In the appellant’s submission section 14(2) of the 2001 Act is a fundamental statutory requirement that goes to the competency of the eviction proceedings. From a plain reading of section 14, a landlord cannot raise recovery of possession proceedings without complying precisely with the requirements of subsection (2). The language used in subjection (2) sets out the clear intention of the 2001 Act, namely that “proceedings may not be raised unless” a landlord complies with subjection (2). In the appellant’s submission, the use of these words meant that proceedings raised without compliance with section 14(2) are incompetent as a matter of law. There is no provision in section 14 for relief for non-compliance with section 14(2), nor is any power or discretion given to the court on this issue of jurisdictional competency. Section 14(1) and (2) provides as follows:

14 Proceedings for possession
(1) The landlord under a Scottish secure tenancy may raise proceedings by way of summary cause for recovery of possession of the house.
(2) Such proceedings may not be raised unless—
(a) the landlord has served on the tenant and any qualifying occupier a notice complying with subsection (4),
(b) the proceedings are raised on or after the date specified in the notice, and
(c) the notice is in force at the time when the proceedings are raised”.

The appellant’s appeal point was that the respondent did not comply with section 14(2)(a) of the 2001 Act by failing to serve a notice complying with subsection (4) (the Notice of Proceedings for Recovery of Possession or “NPRP”) on a qualifying occupier within the appellant’s household. Subjection (6) of section 14 of the 2001 Act provides the following statutory definition of a “qualifying occupier”:

“(6) In this section and section 15, “qualifying occupier” means a person who occupies the house as that person's only or principal home and who is—
(a) a member of the tenant's family aged at least 16 years,
(b) a person to whom the tenant has, with the landlord's consent under section 32(1), assigned, sublet or otherwise given up possession of the house or any part of it, or
(c) a person whom the tenant has, with such consent, taken in as a lodger”.

No NPRP was served on the appellant’s daughter who was 16 when defences were lodged. She had been aged 16 for over four months when the NPRP was served on the appellant. This was not a matter in dispute between the parties. The 2001 Act places a duty upon the respondent to ascertain whether there are any qualifying occupiers in the tenancy subjects before serving a NPRP. Section 14(3) of the 2001 Act provides as follows:

“(3) Before serving a notice under subsection (2) the landlord must make such inquiries as may be necessary to establish so far as is reasonably practicable whether there are any qualifying occupiers of the house and, if so, their identities”.

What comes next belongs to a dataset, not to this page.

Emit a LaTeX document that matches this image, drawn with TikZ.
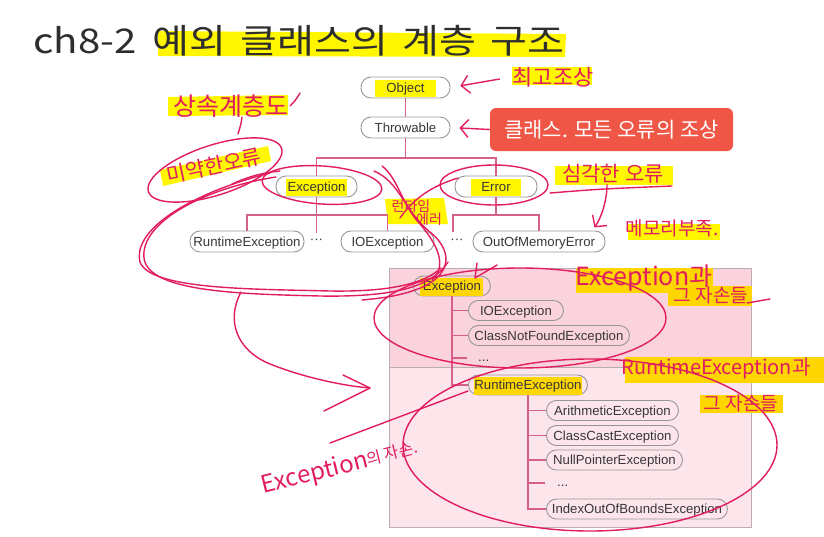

The appellant’s submission was that the sheriff was not entitled in law to grant decree in July 2017. Reference was made to the House of Lords decision in Regina v Soneji and another [2005] UKHL 49, [2006] 1 AC 340. This opinion considers questions of statutory interpretation in relation to whether a provision is mandatory or directory.  The general position has been that where there is a failure to comply with a mandatory statutory provision what then follows is a nullity.  Reference was made to Lord Steyn’s judgment starting at page 349, paragraph 14: “A recurrent theme in the drafting of statutes is that Parliament casts its commands in imperative form without expressly spelling out the consequences of a failure to comply”.

This approach was consistent with the decision of the Sheriff Principal in North Lanarkshire Council v. Cairns 2012 SLT (Sh Ct) 128. This opinion of the court concerned a qualifying occupier – a tenant’s son - unsuccessfully arguing that he had a right to minute for recall of decree. He was not a “party” to the proceedings. However, the Sheriff Principal held that his Article 6 rights in terms of section 6 and schedule 1 of the Human Rights Act 1998 were safeguarded by the requirement for a NPRP to be served on him in terms of section 14 – reference was made to paragraph 32 at page 10 of the court’s opinion. The qualifying occupier had been served with a NPRP in Cairns, and had the opportunity had he so wished to apply to become a party to the action under section 15 of the 2001 Act.

The issue of an NPRP not being served on a qualifying occupier was not pled or argued before the sheriff at first instance. However, the appellant contended that it was pars judicis for the court to consider competency if the issue goes to nullity.

This point was recently considered by the Inner House in Simpson v. Downie 2013 SLT 178 – reference was made to paragraph 10: “By reference to Macphail, Sheriff Court Practice (3rd edn), para.2.09, and to the opinion of Lord Young in Douglas v Tait at (1884) 12 R., p.14, it should not be regarded as pars judicis for the court to take a technical point on competency unless either a nullity, or some important external interest, could be identified”. In Simpson the Inner House dismissed the action as incompetent as the issue was one that went to jurisdictional competency.

The appellant was represented by GLC’s Mike Dailly, Solicitor Advocate.